# PROVIDED MATERIAL
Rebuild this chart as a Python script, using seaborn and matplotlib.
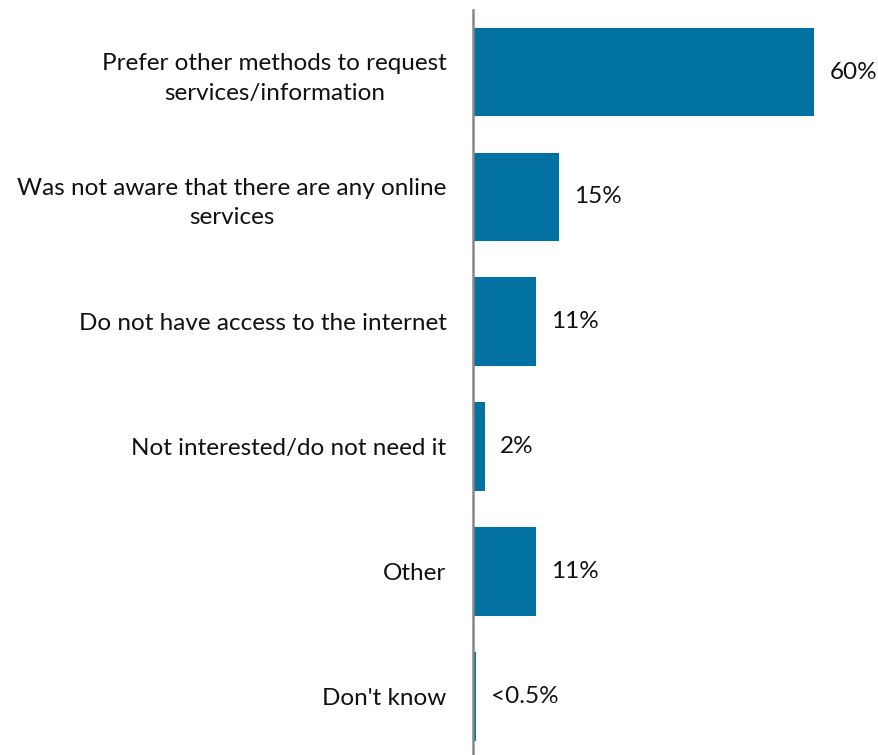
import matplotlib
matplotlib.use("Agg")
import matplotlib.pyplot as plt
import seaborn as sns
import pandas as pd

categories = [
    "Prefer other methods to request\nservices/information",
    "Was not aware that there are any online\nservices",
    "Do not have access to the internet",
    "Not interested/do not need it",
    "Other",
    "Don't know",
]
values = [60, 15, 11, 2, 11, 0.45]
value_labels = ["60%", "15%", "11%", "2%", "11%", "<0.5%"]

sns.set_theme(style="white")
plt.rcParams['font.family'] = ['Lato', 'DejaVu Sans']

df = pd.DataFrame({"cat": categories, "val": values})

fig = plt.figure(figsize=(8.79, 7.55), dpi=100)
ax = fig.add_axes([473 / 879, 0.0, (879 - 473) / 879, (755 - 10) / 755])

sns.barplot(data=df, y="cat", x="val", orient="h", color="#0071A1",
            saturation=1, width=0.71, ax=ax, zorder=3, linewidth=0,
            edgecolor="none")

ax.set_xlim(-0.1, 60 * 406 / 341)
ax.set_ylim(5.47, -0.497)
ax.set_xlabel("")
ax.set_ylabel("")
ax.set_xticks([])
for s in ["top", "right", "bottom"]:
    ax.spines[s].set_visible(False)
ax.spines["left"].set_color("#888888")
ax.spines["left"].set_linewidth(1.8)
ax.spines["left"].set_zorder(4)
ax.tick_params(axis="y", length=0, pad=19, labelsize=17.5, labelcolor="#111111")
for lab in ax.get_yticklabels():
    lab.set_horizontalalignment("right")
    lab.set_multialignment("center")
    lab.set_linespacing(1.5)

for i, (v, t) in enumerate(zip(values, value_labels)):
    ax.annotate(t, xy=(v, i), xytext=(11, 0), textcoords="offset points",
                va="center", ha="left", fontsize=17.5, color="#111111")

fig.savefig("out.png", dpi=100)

# WHAT TO PRODUCE
Extract the lines exactly, please: the first line of the listing, the line with "import pandas as pd", and every line between them, but no pictures.

# RESPONSE
Rebuild this chart as a Python script, using seaborn and matplotlib.
import matplotlib
matplotlib.use("Agg")
import matplotlib.pyplot as plt
import seaborn as sns
import pandas as pd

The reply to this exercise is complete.